Im Zuge der aktuellen Fahndung nach untergetauchten RAF-Terroristen werden wieder einmal Forderungen nach einer flächendeckenden Videoüberwachung mit biometrischer Gesichtserkennung laut. Der Deutsche Anwaltverein (DAV) warnt seit Jahren vor diesem Überwachungsinstrument. Ein solcher Dauer-Eingriff in die informationelle Selbstbestimmung der Bürgerinnen und Bürger sei nicht hinnehmbar. Angesichts der hohen verfassungsrechtlichen Hürden fehle es an einer entsprechenden Rechtsgrundlage. Die als Erfolg verkauften Zahlen des Pilotprojekts am Bahnhof Berlin-Südkreuz seien überdies trügerisch.

Totgesagte leben länger? Wenn es nach der Vorstellung der Ermittlungsbehörden geht, ist der präferierte Untote des Tages die biometrische Gesichtserkennung. Der DAV warnt seit jeher vor einer derartigen anlasslosen und unterschiedslosen Massenüberwachung der Bevölkerung.

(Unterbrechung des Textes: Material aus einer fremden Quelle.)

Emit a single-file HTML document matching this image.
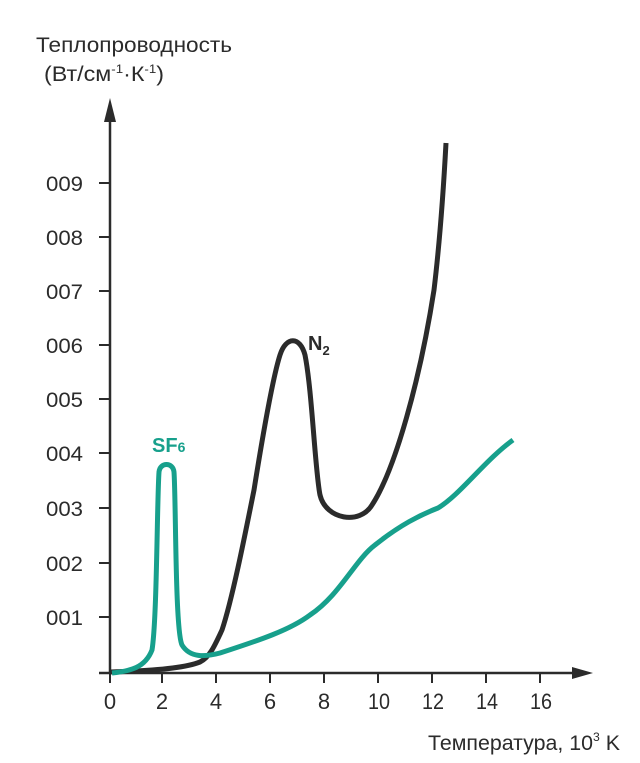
<!DOCTYPE html>
<html><head><meta charset="utf-8"><style>
body{margin:0;background:#fff}
svg text{font-family:"Liberation Sans",sans-serif;fill:#2b2b2b}
</style></head><body>
<svg width="640" height="758" viewBox="0 0 640 758" xmlns="http://www.w3.org/2000/svg">
<text x="36" y="52" font-size="21" textLength="196" lengthAdjust="spacingAndGlyphs">Теплопроводность</text>
<text x="44" y="81" font-size="21" textLength="120" lengthAdjust="spacingAndGlyphs">(Вт/см<tspan font-size="12" dy="-8">-1</tspan><tspan dy="8">·К</tspan><tspan font-size="12" dy="-8">-1</tspan><tspan dy="8">)</tspan></text>
<g stroke="#2b2b2b" stroke-width="2.5" fill="none">
<line x1="110" y1="110" x2="110" y2="674"/>
<line x1="99" y1="673" x2="575" y2="673"/>
<g stroke-width="2">
<line x1="99" y1="183" x2="110" y2="183"/><line x1="99" y1="237" x2="110" y2="237"/>
<line x1="99" y1="291" x2="110" y2="291"/><line x1="99" y1="345" x2="110" y2="345"/>
<line x1="99" y1="399" x2="110" y2="399"/><line x1="99" y1="453" x2="110" y2="453"/>
<line x1="99" y1="508" x2="110" y2="508"/><line x1="99" y1="563" x2="110" y2="563"/>
<line x1="99" y1="617" x2="110" y2="617"/>
<line x1="162" y1="673" x2="162" y2="683"/><line x1="216" y1="673" x2="216" y2="683"/>
<line x1="270" y1="673" x2="270" y2="683"/><line x1="324" y1="673" x2="324" y2="683"/>
<line x1="378" y1="673" x2="378" y2="683"/><line x1="432" y1="673" x2="432" y2="683"/>
<line x1="486" y1="673" x2="486" y2="683"/><line x1="540" y1="673" x2="540" y2="683"/>
<line x1="110" y1="673" x2="110" y2="683"/>
</g></g>
<polygon points="104,122 116,122 110,98" fill="#2b2b2b"/>
<polygon points="572,667 572,679 593,673" fill="#2b2b2b"/>
<g font-size="21" text-anchor="end">
<text x="83" y="191" textLength="37" lengthAdjust="spacingAndGlyphs">009</text><text x="83" y="245" textLength="37" lengthAdjust="spacingAndGlyphs">008</text><text x="83" y="299" textLength="37" lengthAdjust="spacingAndGlyphs">007</text>
<text x="83" y="353" textLength="37" lengthAdjust="spacingAndGlyphs">006</text><text x="83" y="407" textLength="37" lengthAdjust="spacingAndGlyphs">005</text><text x="83" y="461" textLength="37" lengthAdjust="spacingAndGlyphs">004</text>
<text x="83" y="516" textLength="37" lengthAdjust="spacingAndGlyphs">003</text><text x="83" y="571" textLength="37" lengthAdjust="spacingAndGlyphs">002</text><text x="83" y="625" textLength="37" lengthAdjust="spacingAndGlyphs">001</text>
</g>
<g font-size="22" text-anchor="middle">
<text x="110" y="709">0</text><text x="162" y="709">2</text><text x="216" y="709">4</text>
<text x="270" y="709">6</text><text x="324" y="709">8</text><text x="379" y="709" textLength="22" lengthAdjust="spacingAndGlyphs">10</text>
<text x="433" y="709" textLength="22" lengthAdjust="spacingAndGlyphs">12</text><text x="487" y="709" textLength="22" lengthAdjust="spacingAndGlyphs">14</text><text x="541" y="709" textLength="22" lengthAdjust="spacingAndGlyphs">16</text>
</g>
<text x="428" y="750" font-size="21" textLength="192" lengthAdjust="spacingAndGlyphs">Температура, 10<tspan font-size="12" dy="-9">3</tspan><tspan dy="9"> K</tspan></text>
<path d="M111,672 C150,671 185,668 200,662 C210,657 215,645 222,630 C232,600 244,540 254,490 C262,440 272,380 280,355 C286,336 300,336 305,355 C312,390 315,470 320,495 C326,520 360,525 372,505 C395,470 420,380 434,290 C440,240 444,180 446,143" fill="none" stroke="#2b2b2b" stroke-width="5"/>
<path d="M112,673 C130,671 145,668 152,650 C157,620 157,500 159,472 C160,462 173,462 174,472 C176,500 175,630 182,645 C190,658 205,657 220,653 C260,640 290,630 310,615 C340,595 355,560 375,545 C400,525 420,515 438,508 C460,495 485,460 513,440" fill="none" stroke="#17a08c" stroke-width="5"/>
<text x="308" y="350" font-size="20" font-weight="bold">N<tspan font-size="13" dy="5">2</tspan></text>
<text x="152" y="452" font-size="20" font-weight="bold" style="fill:#17a08c">SF<tspan font-size="14">6</tspan></text>
</svg>
</body></html>
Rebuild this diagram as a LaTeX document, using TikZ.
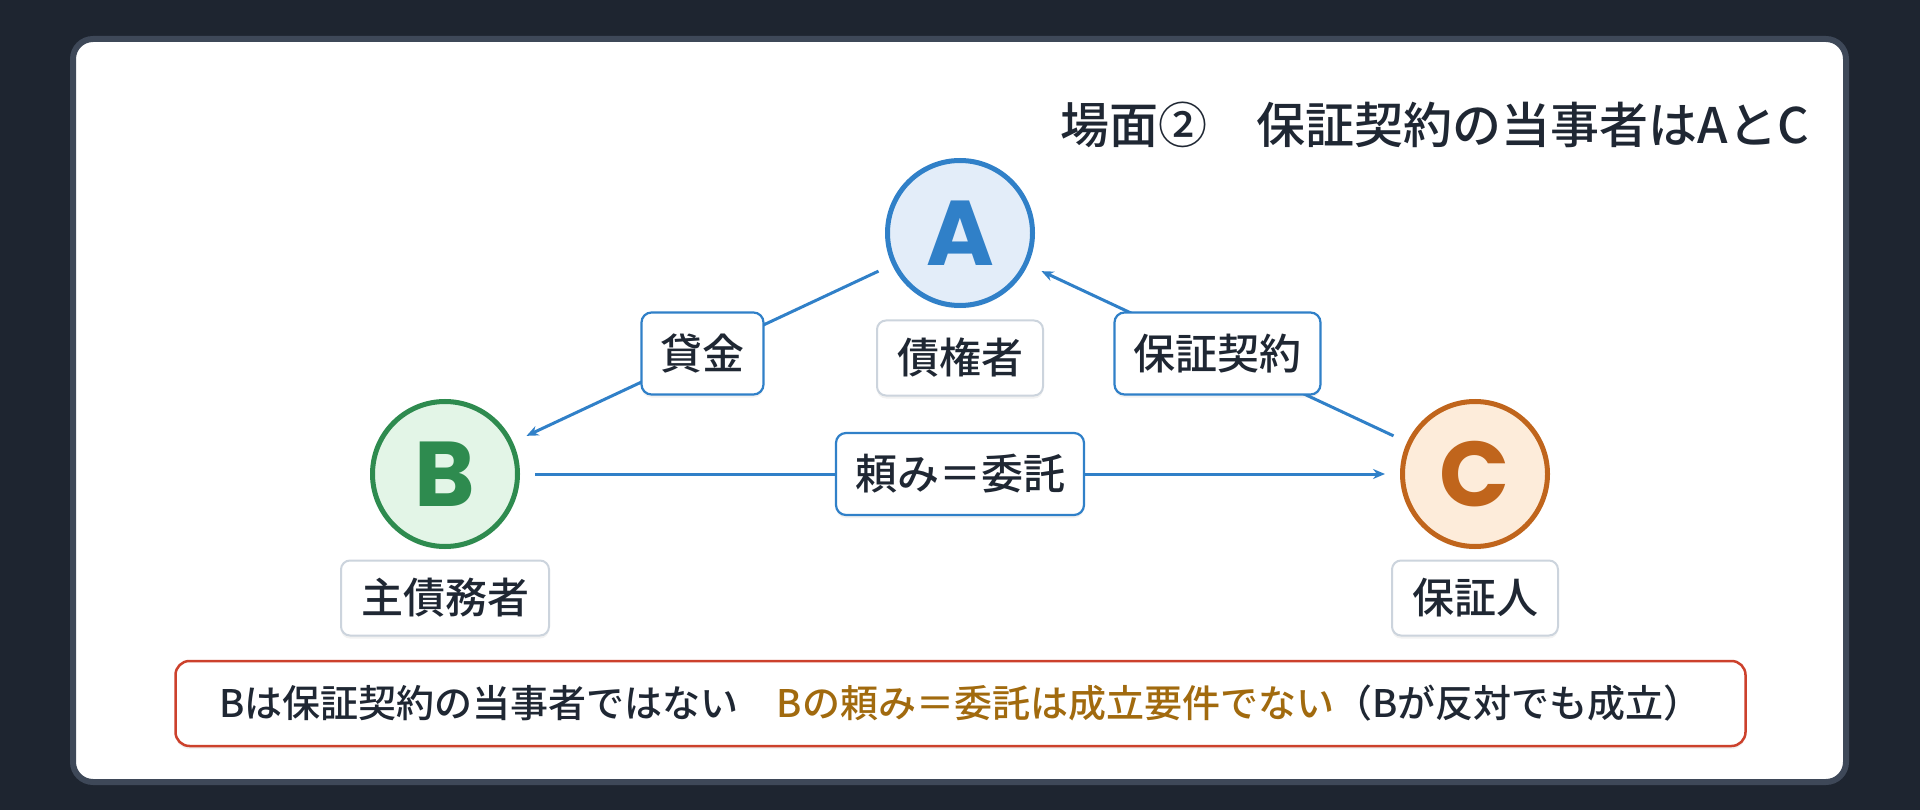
\documentclass[tikz,border=0pt]{standalone}
\usepackage{fontspec}
\setmainfont{Noto Sans CJK JP}
\newfontfamily\medfont{Noto Sans CJK JP Medium}
\newfontfamily\letterfont{Poppins}
\usetikzlibrary{arrows.meta,shadows}
\definecolor{bgdark}{HTML}{1E2530}
\definecolor{cardline}{HTML}{3E4858}
\definecolor{txt}{HTML}{1F2733}
\definecolor{blueline}{HTML}{3080C8}
\definecolor{bluefill}{HTML}{E3EDF9}
\definecolor{greenline}{HTML}{2E8B4F}
\definecolor{greenfill}{HTML}{E3F5E7}
\definecolor{orangeline}{HTML}{C0651C}
\definecolor{orangefill}{HTML}{FDECDA}
\definecolor{grayline}{HTML}{CCD4DD}
\definecolor{redline}{HTML}{CC412C}
\definecolor{gold}{HTML}{A16A0E}
\tikzset{
  softshadow/.style={drop shadow={opacity=0.10, shadow xshift=0pt, shadow yshift=-3pt}},
  party/.style={circle, minimum size=145pt, inner sep=0pt, line width=5pt,
    font=\letterfont\fontsize{92}{92}\selectfont\bfseries, softshadow},
  rolebox/.style={draw=grayline, line width=2pt, fill=white, rounded corners=9pt,
    minimum height=75pt, inner xsep=20pt, inner ysep=0pt,
    font=\medfont\fontsize{42}{42}\selectfont, text=txt, softshadow},
  edgebox/.style={draw=blueline, line width=2.2pt, fill=white, rounded corners=10pt,
    minimum height=82pt, inner xsep=19pt, inner ysep=0pt,
    font=\medfont\fontsize{42}{42}\selectfont, text=txt, softshadow},
  conn/.style={draw=blueline, line width=3pt, -{Stealth[length=12pt,width=10pt]},
    shorten >=15pt, shorten <=15pt}
}
\begin{document}
\begin{tikzpicture}[x=1pt,y=-1pt]
\fill[bgdark] (0,0) rectangle (1920,810);
\useasboundingbox (0,0) rectangle (1920,810);
\draw[line width=6pt, draw=cardline, fill=white, rounded corners=20pt] (73,39) rectangle (1846,782);

\node[font=\medfont\fontsize{49}{49}\selectfont, text=txt] (title) at (1435,125) {場面②　保証契約の当事者はAとC};

\node[party, draw=blueline, fill=bluefill, text=blueline] (A) at (960,233) {A};
\node[party, draw=greenline, fill=greenfill, text=greenline] (B) at (445,474) {B};
\node[party, draw=orangeline, fill=orangefill, text=orangeline] (C) at (1475,474) {C};

\node[rolebox] (Alab) at (960,358) {債権者};
\node[rolebox] (Blab) at (445,598) {主債務者};
\node[rolebox] (Clab) at (1475,598) {保証人};

\draw[conn] (A) -- node[edgebox] (loan) {貸金} (B);
\draw[conn] (C) -- node[edgebox] (guar) {保証契約} (A);
\draw[conn] (B) -- node[edgebox] (req) {頼み＝委託} (C);

\node[draw=redline, line width=2.5pt, fill=white, rounded corners=14pt,
  minimum width=1570pt, minimum height=85pt, inner sep=0pt,
  font=\medfont\fontsize{38}{38}\selectfont, text=txt, softshadow] (note) at (960.5,703.5)
  {Bは保証契約の当事者ではない　\textcolor{gold}{Bの頼み＝委託は成立要件でない}（Bが反対でも成立）};
\end{tikzpicture}
\end{document}
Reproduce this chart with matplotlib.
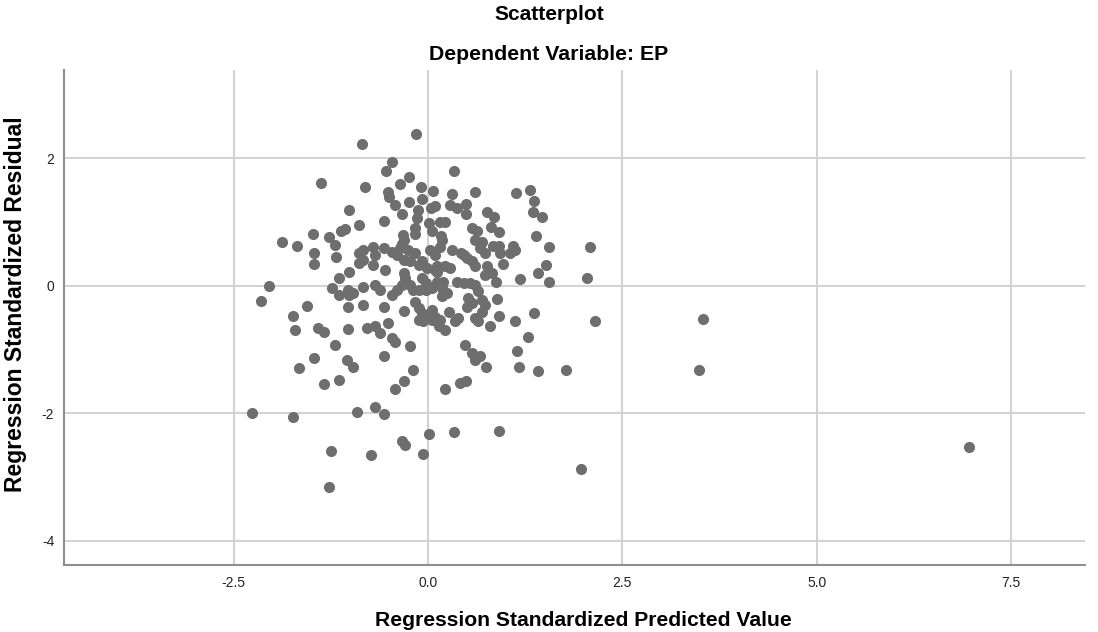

„Wenn massenhaft Gesichter von unbescholtenen Bürgerinnen und Bürgern im öffentlichen Raum gescannt werden, dann liegt darin ein schwerer Angriff auf die informationelle Selbstbestimmung“, mahnt Dr. David Albrecht, Mitglied des Ausschusses Gefahrenabwehrrecht des DAV. Bereits zum umstrittenen Pilotprojekt am Bahnhof Südkreuz in Berlin hatte der DAV massive Kritik geäußert, wie auch zu Überlegungen, solche Systeme flächendeckend an Bahnhöfen und Flughäfen einzusetzen.

BVerfG stellt hohe Hürden auf

Nach Ansicht des DAV gibt es derzeit keine Rechtsgrundlage, die eine Gesichtserkennung an öffentlichen Orten rechtfertigt. Dass eine solche geschaffen werden kann, ist angesichts der hohen Hürden des Bundesverfassungsgerichts (BVerfG) auch zweifelhaft: So warnte Karlsruhe in mehreren Entscheidungen, etwa zur Vorratsdatenspeicherung oder zum automatisierten Erfassen von Kfz-Kennzeichen, vor einem nicht hinnehmbaren Gefühl des Überwachtwerdens und der Einschüchterung.

Unbeantwortet blieben auch stets die Fragen: Wie fehleranfällig ist das System? Können Missbrauch und Manipulation der Technik verhindert werden? Für wie lange, durch wen und wo werden diese Daten gespeichert?

80 Prozent Trefferwahrscheinlichkeit – deutlich schlechter als es klingt

Mangelnde Diversität der Testpersonen (Alter, Geschlecht, Ethnie), unrealistisch optimale Vergleichsbilder, paralleler Einsatz dreier Systeme: Die seit dem Testlauf am Südkreuz als Erfolg verkauften Zahlen (rund 80 Prozent Trefferquote) sind nicht nur nach empirischen Grundsätzen zweifelhaft, sie hielten auch einem Real-Einsatz nicht stand und bieten daher eine trügerische Sicherheit.

Hinzu kommt eine Falsch-Positiv-Rate von 0,67 Prozent: Nimmt man eine Veranstaltung wie den Karneval der Kulturen in Berlin mit rund einer Million Besucher:innen, würden statistisch 6.700 von ihnen an diesem Wochenende einen falschen Alarm auslösen und unrechtmäßig ins Visier der Ermittler geraten. Dies kann nicht im Sinne des Rechtsstaats sein.

Auch die Fahndung nach der kürzlich festgenommenen RAF-Terroristin, mit der die automatische Gesichtserkennung häufig in Verbindung gebracht wird, führte auf anderem Wege zum Erfolg. Hier sollte sich eher auf die bestehenden Ermittlungsmethoden konzentriert werden: denn auch ohne die Ressourcen der Sicherheitsbehörden hatte bereits 2023 ein Podcast die Spur der untergetauchten Person und ihres öffentlichen Social-Media-Profils aufgenommen.